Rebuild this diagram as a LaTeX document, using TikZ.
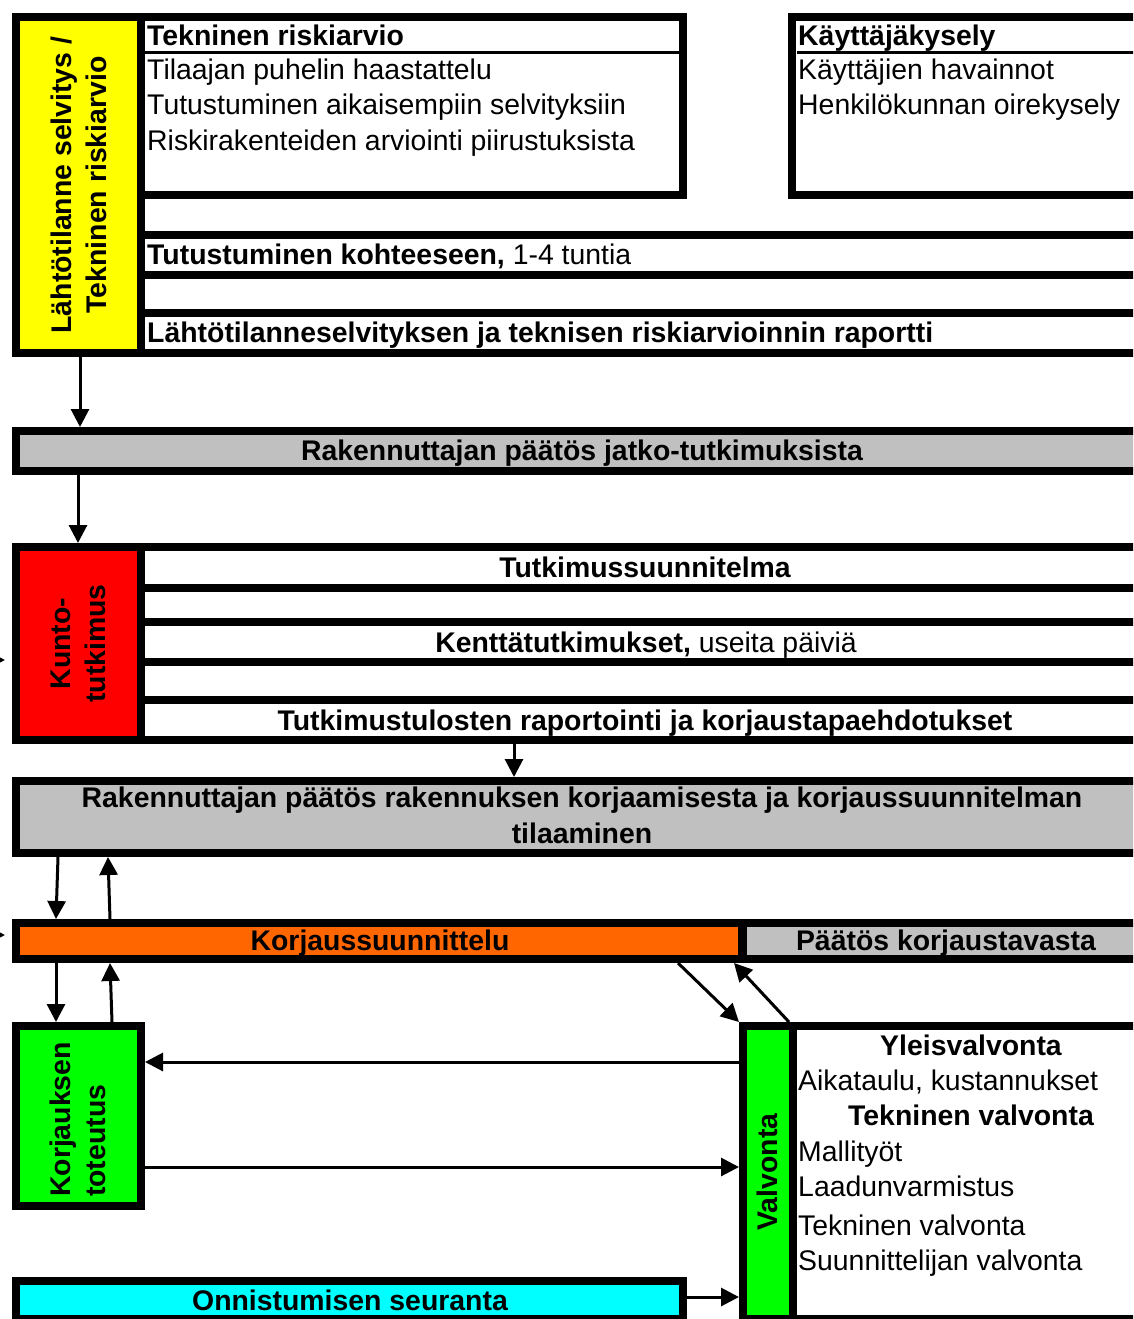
\documentclass[tikz,border=0pt]{standalone}
\usepackage{fontspec}
\setmainfont{Liberation Sans}
\usetikzlibrary{arrows.meta,calc}
\definecolor{cyel}{HTML}{FFFF00}
\definecolor{cred}{HTML}{FF0000}
\definecolor{cgray}{HTML}{C0C0C0}
\definecolor{corange}{HTML}{FF6600}
\definecolor{cgreen}{HTML}{00FF00}
\definecolor{ccyan}{HTML}{00FFFF}
\begin{document}
\begin{tikzpicture}[x=1pt,y=-1pt,
  box/.style={draw=black,line width=8pt,inner sep=0pt,outer sep=4pt,anchor=north west},
  hline/.style={line width=3pt},
  arr/.style={line width=3pt,-{Triangle[length=18pt,width=18pt]}},
  txt/.style={inner sep=0pt,text=black,font=\fontsize{28.4}{35}\selectfont},
  btxt/.style={inner sep=0pt,text=black,font=\fontsize{28.4}{35}\selectfont\bfseries},
  lw/.style={txt,anchor=base west},
  blw/.style={btxt,anchor=base west},
  bc/.style={btxt,anchor=base},
]
\useasboundingbox (0,0) rectangle (1133,1319);
\clip (0,0) rectangle (1133,1319);
\fill[white] (0,0) rectangle (1133,1319);

% ---------- top group ----------
\node[box,fill=white,minimum width=542pt,minimum height=178pt] (tr) at (137,13) {};
\node[box,fill=white,minimum width=354pt,minimum height=178pt] (kk) at (788,13) {};
\node[box,fill=white,minimum width=1005pt,minimum height=40pt] (tk) at (137,231) {};
\node[box,fill=white,minimum width=1005pt,minimum height=40pt] (rp) at (137,309) {};
\node[box,fill=cyel,minimum width=125pt,minimum height=336pt] (lt) at (12,13) {};
\draw[hline] (145,52.5) -- (679,52.5);
\draw[hline] (797,52.5) -- (1140,52.5);

\node[btxt,rotate=90,align=center] (ltl) at (lt.center) {Lähtötilanne selvitys /\\Tekninen riskiarvio};
\node[blw] (trh) at (147,46) {Tekninen riskiarvio};
\node[lw] (tr1) at (147,80) {Tilaajan puhelin haastattelu};
\node[lw] (tr2) at (147,115) {Tutustuminen aikaisempiin selvityksiin};
\node[lw] (tr3) at (147,150) {Riskirakenteiden arviointi piirustuksista};
\node[blw] (kkh) at (798,46) {Käyttäjäkysely};
\node[lw] (kk1) at (798,80) {Käyttäjien havainnot};
\node[lw] (kk2) at (798,115) {Henkilökunnan oirekysely};
\node[lw] (tkl) at (147,264) {\textbf{Tutustuminen kohteeseen,} 1-4 tuntia};
\node[blw] (rpl) at (147,342) {Lähtötilanneselvityksen ja teknisen riskiarvioinnin raportti};

% ---------- decision 1 ----------
\node[box,fill=cgray,minimum width=1130pt,minimum height=40pt] (g1) at (12,427) {};
\node[bc] (g1l) at (582,460) {Rakennuttajan päätös jatko-tutkimuksista};

% ---------- kuntotutkimus ----------
\node[box,fill=white,minimum width=1005pt,minimum height=41pt] (r1) at (137,543) {};
\node[box,fill=white,minimum width=1005pt,minimum height=40pt] (r3) at (137,618) {};
\node[box,fill=white,minimum width=1005pt,minimum height=40pt] (r5) at (137,696) {};
\node[box,fill=cred,minimum width=125pt,minimum height=193pt] (kt) at (12,543) {};
\node[btxt,rotate=90,align=center] (ktl) at (kt.center) {Kunto-\\tutkimus};
\node[bc] (r1l) at (645,577) {Tutkimussuunnitelma};
\node[txt,anchor=base] (r3l) at (646,652) {\textbf{Kenttätutkimukset,} useita päiviä};
\node[bc] (r5l) at (645,730) {Tutkimustulosten raportointi ja korjaustapaehdotukset};

% ---------- decision 2 ----------
\node[box,fill=cgray,minimum width=1130pt,minimum height=72pt] (g2) at (12,777) {};
\node[bc] (g2a) at (582,807) {Rakennuttajan päätös rakennuksen korjaamisesta ja korjaussuunnitelman};
\node[bc] (g2b) at (582,843) {tilaaminen};

% ---------- korjaussuunnittelu ----------
\node[box,fill=corange,minimum width=726pt,minimum height=36pt] (ks) at (12,919) {};
\node[box,fill=cgray,minimum width=403pt,minimum height=36pt] (pk) at (739,919) {};
\node[bc] (ksl) at (380,950) {Korjaussuunnittelu};
\node[bc] (pkl) at (946,950) {Päätös korjaustavasta};

% ---------- toteutus / valvonta ----------
\node[box,fill=cgreen,minimum width=125pt,minimum height=180pt] (kr) at (12,1022) {};
\node[btxt,rotate=90,align=left,anchor=west] (krl) at (78,1197) {Korjauksen\\toteutus};
\node[box,fill=white,minimum width=353pt,minimum height=293pt] (vp) at (789,1022) {};
\node[box,fill=cgreen,minimum width=50pt,minimum height=293pt] (vv) at (739,1022) {};
\node[btxt,rotate=90] (vvl) at (767,1172) {Valvonta};
\node[bc] (vp1) at (971,1055) {Yleisvalvonta};
\node[lw] (vp2) at (798,1090) {Aikataulu, kustannukset};
\node[bc] (vp3) at (971,1125) {Tekninen valvonta};
\node[lw] (vp4) at (798,1161) {Mallityöt};
\node[lw] (vp5) at (798,1196) {Laadunvarmistus};
\node[lw] (vp6) at (798,1235) {Tekninen valvonta};
\node[lw] (vp7) at (798,1270) {Suunnittelijan valvonta};

\node[box,fill=ccyan,minimum width=667pt,minimum height=38pt] (os) at (12,1277) {};
\node[bc] (osl) at (350,1310) {Onnistumisen seuranta};

% ---------- connectors ----------
\draw[arr] ([xshift=68pt]lt.south west) -- ([xshift=68pt]g1.north west);
\draw[arr] ([xshift=66pt]g1.south west) -- ([xshift=66pt]kt.north west);
\draw[arr] ([xshift=377pt]r5.south west) -- ([xshift=502pt]g2.north west);
\draw[arr] ([xshift=46pt]g2.south west) -- ([xshift=44pt]ks.north west);
\draw[arr] ([xshift=98pt]ks.north west) -- ([xshift=96pt]g2.south west);
\draw[arr] ([xshift=44pt]ks.south west) -- ([xshift=44pt]kr.north west);
\draw[arr] ([xshift=100pt]kr.north west) -- ([xshift=98pt]ks.south west);
\draw[arr] ([xshift=666pt]ks.south west) -- (vv.north west);
\draw[arr] ([xshift=-8pt]vv.north east) -- ([xshift=-5pt]pk.south west);
\draw[arr] ([yshift=-40pt]vv.north west) -- ([yshift=-40pt]kr.north east);
\draw[arr] ([yshift=-145pt]kr.north east) -- ([yshift=-145pt]vv.north west);
\draw[arr] ([yshift=3pt]os.east) coordinate (o1) -- (o1 -| vv.west);

% cut-off arrow tips at the left edge
\coordinate (e1a) at (-40,660);
\coordinate (e1b) at (5,660);
\coordinate (e2a) at (-40,935);
\coordinate (e2b) at (5,935);
\draw[arr] (e1a) -- (e1b);
\draw[arr] (e2a) -- (e2b);
\end{tikzpicture}
\end{document}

+---+

Task statement: Reproduce the material word for word, minus the images.

Final result:
Rebuild this diagram as a LaTeX document, using TikZ.
\documentclass[tikz,border=0pt]{standalone}
\usepackage{fontspec}
\setmainfont{Liberation Sans}
\usetikzlibrary{arrows.meta,calc}
\definecolor{cyel}{HTML}{FFFF00}
\definecolor{cred}{HTML}{FF0000}
\definecolor{cgray}{HTML}{C0C0C0}
\definecolor{corange}{HTML}{FF6600}
\definecolor{cgreen}{HTML}{00FF00}
\definecolor{ccyan}{HTML}{00FFFF}
\begin{document}
\begin{tikzpicture}[x=1pt,y=-1pt,
  box/.style={draw=black,line width=8pt,inner sep=0pt,outer sep=4pt,anchor=north west},
  hline/.style={line width=3pt},
  arr/.style={line width=3pt,-{Triangle[length=18pt,width=18pt]}},
  txt/.style={inner sep=0pt,text=black,font=\fontsize{28.4}{35}\selectfont},
  btxt/.style={inner sep=0pt,text=black,font=\fontsize{28.4}{35}\selectfont\bfseries},
  lw/.style={txt,anchor=base west},
  blw/.style={btxt,anchor=base west},
  bc/.style={btxt,anchor=base},
]
\useasboundingbox (0,0) rectangle (1133,1319);
\clip (0,0) rectangle (1133,1319);
\fill[white] (0,0) rectangle (1133,1319);

% ---------- top group ----------
\node[box,fill=white,minimum width=542pt,minimum height=178pt] (tr) at (137,13) {};
\node[box,fill=white,minimum width=354pt,minimum height=178pt] (kk) at (788,13) {};
\node[box,fill=white,minimum width=1005pt,minimum height=40pt] (tk) at (137,231) {};
\node[box,fill=white,minimum width=1005pt,minimum height=40pt] (rp) at (137,309) {};
\node[box,fill=cyel,minimum width=125pt,minimum height=336pt] (lt) at (12,13) {};
\draw[hline] (145,52.5) -- (679,52.5);
\draw[hline] (797,52.5) -- (1140,52.5);

\node[btxt,rotate=90,align=center] (ltl) at (lt.center) {Lähtötilanne selvitys /\\Tekninen riskiarvio};
\node[blw] (trh) at (147,46) {Tekninen riskiarvio};
\node[lw] (tr1) at (147,80) {Tilaajan puhelin haastattelu};
\node[lw] (tr2) at (147,115) {Tutustuminen aikaisempiin selvityksiin};
\node[lw] (tr3) at (147,150) {Riskirakenteiden arviointi piirustuksista};
\node[blw] (kkh) at (798,46) {Käyttäjäkysely};
\node[lw] (kk1) at (798,80) {Käyttäjien havainnot};
\node[lw] (kk2) at (798,115) {Henkilökunnan oirekysely};
\node[lw] (tkl) at (147,264) {\textbf{Tutustuminen kohteeseen,} 1-4 tuntia};
\node[blw] (rpl) at (147,342) {Lähtötilanneselvityksen ja teknisen riskiarvioinnin raportti};

% ---------- decision 1 ----------
\node[box,fill=cgray,minimum width=1130pt,minimum height=40pt] (g1) at (12,427) {};
\node[bc] (g1l) at (582,460) {Rakennuttajan päätös jatko-tutkimuksista};

% ---------- kuntotutkimus ----------
\node[box,fill=white,minimum width=1005pt,minimum height=41pt] (r1) at (137,543) {};
\node[box,fill=white,minimum width=1005pt,minimum height=40pt] (r3) at (137,618) {};
\node[box,fill=white,minimum width=1005pt,minimum height=40pt] (r5) at (137,696) {};
\node[box,fill=cred,minimum width=125pt,minimum height=193pt] (kt) at (12,543) {};
\node[btxt,rotate=90,align=center] (ktl) at (kt.center) {Kunto-\\tutkimus};
\node[bc] (r1l) at (645,577) {Tutkimussuunnitelma};
\node[txt,anchor=base] (r3l) at (646,652) {\textbf{Kenttätutkimukset,} useita päiviä};
\node[bc] (r5l) at (645,730) {Tutkimustulosten raportointi ja korjaustapaehdotukset};

% ---------- decision 2 ----------
\node[box,fill=cgray,minimum width=1130pt,minimum height=72pt] (g2) at (12,777) {};
\node[bc] (g2a) at (582,807) {Rakennuttajan päätös rakennuksen korjaamisesta ja korjaussuunnitelman};
\node[bc] (g2b) at (582,843) {tilaaminen};

% ---------- korjaussuunnittelu ----------
\node[box,fill=corange,minimum width=726pt,minimum height=36pt] (ks) at (12,919) {};
\node[box,fill=cgray,minimum width=403pt,minimum height=36pt] (pk) at (739,919) {};
\node[bc] (ksl) at (380,950) {Korjaussuunnittelu};
\node[bc] (pkl) at (946,950) {Päätös korjaustavasta};

% ---------- toteutus / valvonta ----------
\node[box,fill=cgreen,minimum width=125pt,minimum height=180pt] (kr) at (12,1022) {};
\node[btxt,rotate=90,align=left,anchor=west] (krl) at (78,1197) {Korjauksen\\toteutus};
\node[box,fill=white,minimum width=353pt,minimum height=293pt] (vp) at (789,1022) {};
\node[box,fill=cgreen,minimum width=50pt,minimum height=293pt] (vv) at (739,1022) {};
\node[btxt,rotate=90] (vvl) at (767,1172) {Valvonta};
\node[bc] (vp1) at (971,1055) {Yleisvalvonta};
\node[lw] (vp2) at (798,1090) {Aikataulu, kustannukset};
\node[bc] (vp3) at (971,1125) {Tekninen valvonta};
\node[lw] (vp4) at (798,1161) {Mallityöt};
\node[lw] (vp5) at (798,1196) {Laadunvarmistus};
\node[lw] (vp6) at (798,1235) {Tekninen valvonta};
\node[lw] (vp7) at (798,1270) {Suunnittelijan valvonta};

\node[box,fill=ccyan,minimum width=667pt,minimum height=38pt] (os) at (12,1277) {};
\node[bc] (osl) at (350,1310) {Onnistumisen seuranta};

% ---------- connectors ----------
\draw[arr] ([xshift=68pt]lt.south west) -- ([xshift=68pt]g1.north west);
\draw[arr] ([xshift=66pt]g1.south west) -- ([xshift=66pt]kt.north west);
\draw[arr] ([xshift=377pt]r5.south west) -- ([xshift=502pt]g2.north west);
\draw[arr] ([xshift=46pt]g2.south west) -- ([xshift=44pt]ks.north west);
\draw[arr] ([xshift=98pt]ks.north west) -- ([xshift=96pt]g2.south west);
\draw[arr] ([xshift=44pt]ks.south west) -- ([xshift=44pt]kr.north west);
\draw[arr] ([xshift=100pt]kr.north west) -- ([xshift=98pt]ks.south west);
\draw[arr] ([xshift=666pt]ks.south west) -- (vv.north west);
\draw[arr] ([xshift=-8pt]vv.north east) -- ([xshift=-5pt]pk.south west);
\draw[arr] ([yshift=-40pt]vv.north west) -- ([yshift=-40pt]kr.north east);
\draw[arr] ([yshift=-145pt]kr.north east) -- ([yshift=-145pt]vv.north west);
\draw[arr] ([yshift=3pt]os.east) coordinate (o1) -- (o1 -| vv.west);

% cut-off arrow tips at the left edge
\coordinate (e1a) at (-40,660);
\coordinate (e1b) at (5,660);
\coordinate (e2a) at (-40,935);
\coordinate (e2b) at (5,935);
\draw[arr] (e1a) -- (e1b);
\draw[arr] (e2a) -- (e2b);
\end{tikzpicture}
\end{document}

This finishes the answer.